Shubnikov–de Haas oscillations of two-dimensional electron gas in an InAsN/InGaAs single quantum well

Abstract

We present the first investigation of Shubnikov–de Haas (SdH) oscillations of two-dimensional electron gas formed in an InAsN/InGaAs single quantum well (QW) grown on an InP substrate using gas source molecular beam epitaxy and a radio-frequency (rf) plasma nitrogen source. The photoluminescence (PL) peak energy of the InAsN/InGaAs QW decreases compared with that of InAs/InGaAs QW. This agrees with the bowing effect due to the incorporation of nitrogen atoms. The nitrogen content can be estimated to be 0.4% using the PL peak positions as well as x-ray diffraction.
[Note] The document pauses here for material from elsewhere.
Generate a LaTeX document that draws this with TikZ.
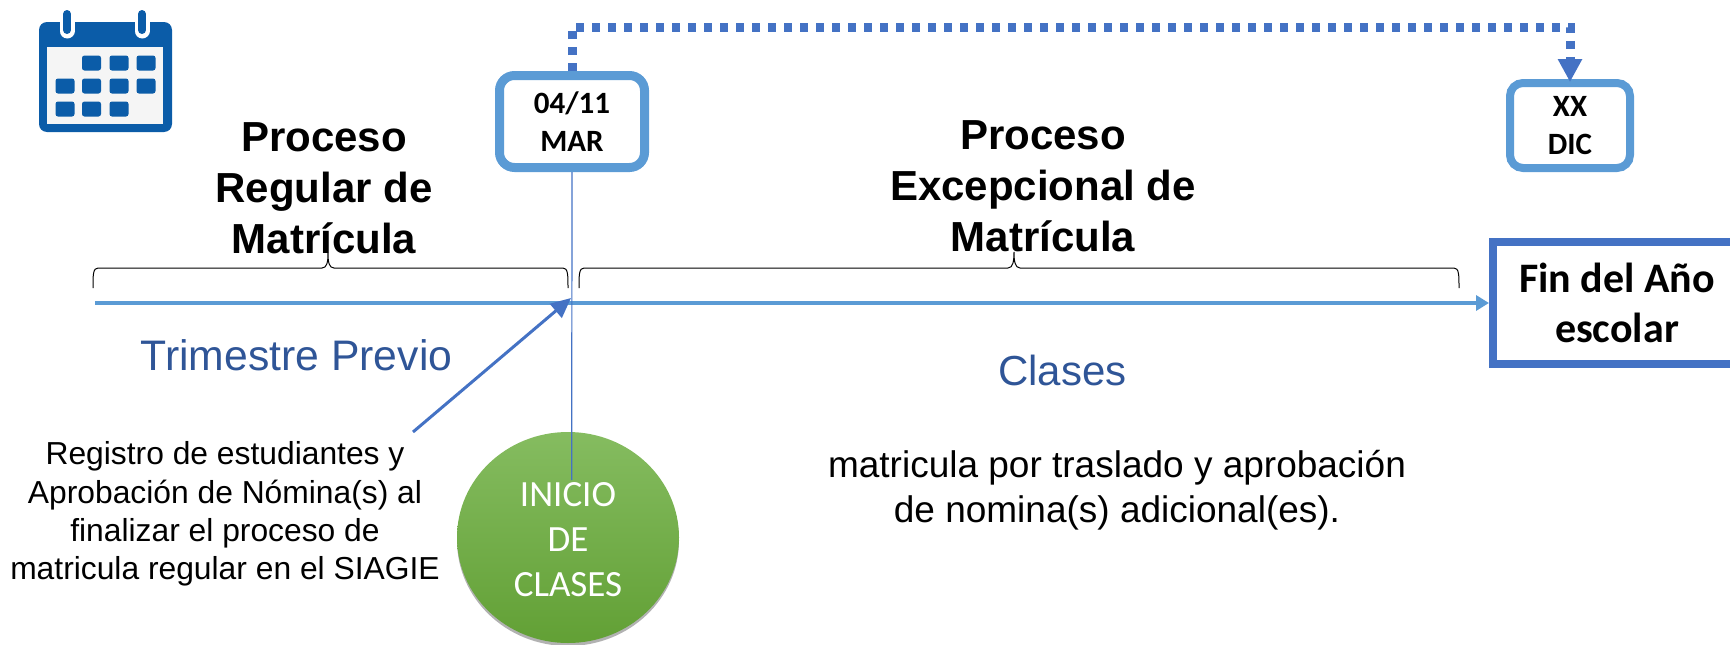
\documentclass[tikz,border=0pt]{standalone}
\usepackage{fontspec}
\setmainfont{Liberation Sans}
\newfontfamily\carl{Carlito}
\usetikzlibrary{arrows.meta,shapes.geometric,shadows}
\definecolor{lblue}{HTML}{5B9BD5}
\definecolor{mblue}{HTML}{4472C4}
\definecolor{dblue}{HTML}{2F5597}
\definecolor{calblue}{HTML}{0B5CA8}
\definecolor{gtop}{HTML}{85BC60}
\definecolor{gbot}{HTML}{62A035}
\newcommand{\fs}[1]{\fontsize{#1}{#1}\selectfont}
\tikzset{
  x=1pt,y=-1pt,
  datebox/.style={draw=lblue,rounded corners=15pt,fill=white,inner sep=0pt,align=center,font=\carl\bfseries\fontsize{31}{38}\selectfont},
  titletxt/.style={align=center,inner sep=0pt,font=\bfseries\fontsize{42}{51}\selectfont},
  bluetxt/.style={text=dblue,inner sep=0pt,font=\fs{42.7}},
  bodytxt/.style={align=center,inner sep=0pt},
  brace/.style={draw=black,line width=1pt},
  cell/.style={fill=calblue,rounded corners=2.5pt},
}
\begin{document}
\begin{tikzpicture}
\useasboundingbox (0,0) rectangle (1730,645);
\clip (0,0) rectangle (1730,645);
% calendar
\fill[calblue,rounded corners=8pt] (39,22) rectangle (172,132);
\fill[black!4] (47,47) rectangle (163,124);
\foreach \cx/\cy in {91.5/63,119/63,146/63,65/86,91.5/86,119/86,146/86,65/109,91.5/109,119/109}{
  \fill[cell] (\cx-9.5,\cy-7.5) rectangle (\cx+9.5,\cy+7.5);
}
\foreach \cx in {67,142}{
  \draw[white,line width=15pt,line cap=round] (\cx,17) -- (\cx,31);
  \draw[calblue,line width=8pt,line cap=round] (\cx,14) -- (\cx,30);
}
% circle
\node[ellipse,minimum width=222pt,minimum height=211pt,inner sep=0pt,draw=none,
  top color=gtop,bottom color=gbot,
  drop shadow={shadow xshift=0pt,shadow yshift=-3pt,opacity=.3,fill=black},
  text=white,align=center,font=\carl\fontsize{37}{45}\selectfont] (inicio) at (568,537.5) {\rule{0pt}{28pt}INICIO\\DE\\CLASES};
\coordinate (vend) at (571.7,480);
% boxes
\node[datebox,line width=9pt,minimum width=145pt,minimum height=92pt] (mar) at (572,121.5) {04/11\\MAR};
\node[datebox,line width=8pt,minimum width=120pt,minimum height=85pt,rounded corners=13pt] (dic) at (1570,125.5) {XX\\DIC};
\node[draw=mblue,line width=8pt,fill=white,minimum width=248pt,minimum height=122pt,inner sep=0pt,align=center,
  font=\carl\bfseries\fontsize{42}{50}\selectfont] (fin) at (1617,303) {Fin del Año\\escolar};
% timeline
\coordinate (tstart) at (95,303);
\draw[lblue,line width=4pt,-{Triangle[length=13pt,width=15pt]}] (tstart) -- (fin.west);
% vertical marker
\draw[mblue,line width=1.2pt] (mar.south) -- (vend);
% dotted link
\draw[mblue,line width=9pt,dash pattern=on 8pt off 8pt,-{Triangle[length=23pt,width=23pt]}]
  (mar.north) -- ++(0,-44) -| ([yshift=-3pt]dic.north);
% braces
\draw[brace] (93,288) .. controls (93,275) and (93,268) .. (98,268) -- (322,268) .. controls (327,268) and (328,262) .. (328,253) .. controls (328,262) and (329,268) .. (334,268) -- (563,268) .. controls (568,268) and (568,275) .. (568,288);
\draw[brace] (579,288) .. controls (579,275) and (579,268) .. (584,268) -- (1008,268) .. controls (1013,268) and (1014,261) .. (1014,252) .. controls (1014,261) and (1015,268) .. (1020,268) -- (1454,268) .. controls (1459,268) and (1459,275) .. (1459,288);
% titles
\node[titletxt] (t1) at (324,188) {Proceso\\Regular de\\Matrícula};
\node[titletxt] (t2) at (1043,186.5) {Proceso\\Excepcional de\\Matrícula};
% blue labels
\node[bluetxt,anchor=base] (tp) at (296.5,370) {Trimestre Previo};
\node[bluetxt,anchor=base,font=\fs{42}] (cl) at (1062.5,385) {Clases};
% body text
\node[bodytxt,font=\fontsize{31.8}{38.3}\selectfont] (reg) at (225,514) {Registro de estudiantes y\\Aprobación de Nómina(s) al\\finalizar el proceso de\\matricula regular en el SIAGIE};
\node[bodytxt,font=\fontsize{37}{45.3}\selectfont] (mat) at (1117,490.5) {matricula por traslado y aprobación\\de nomina(s) adicional(es).};
% diagonal arrow
\coordinate (dstart) at (413,432);
\coordinate (dend) at (571,298);
\draw[mblue,line width=3pt,-{Triangle[length=20pt,width=18pt]}] (dstart) -- (dend);
\end{tikzpicture}
\end{document}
From the SdH oscillations, the carrier concentration is 2.85 × 1011 cm−2 and the effective mass is 0.1 ± 0.01m0. The enhancement of the effective mass is mainly due to the incorporation of the nitrogen atoms in the InAs lattice, which is consistent with a recent study on InAsN bulk alloys. The large increase of the effective mass cannot be explained by the simple band anticrossing model. In addition, we observe a temperature-independent magnetoresistivity at a critical magnetic field. Our analysis supports the fact that the value of the critical exponent in the quantum Hall effect is not universal.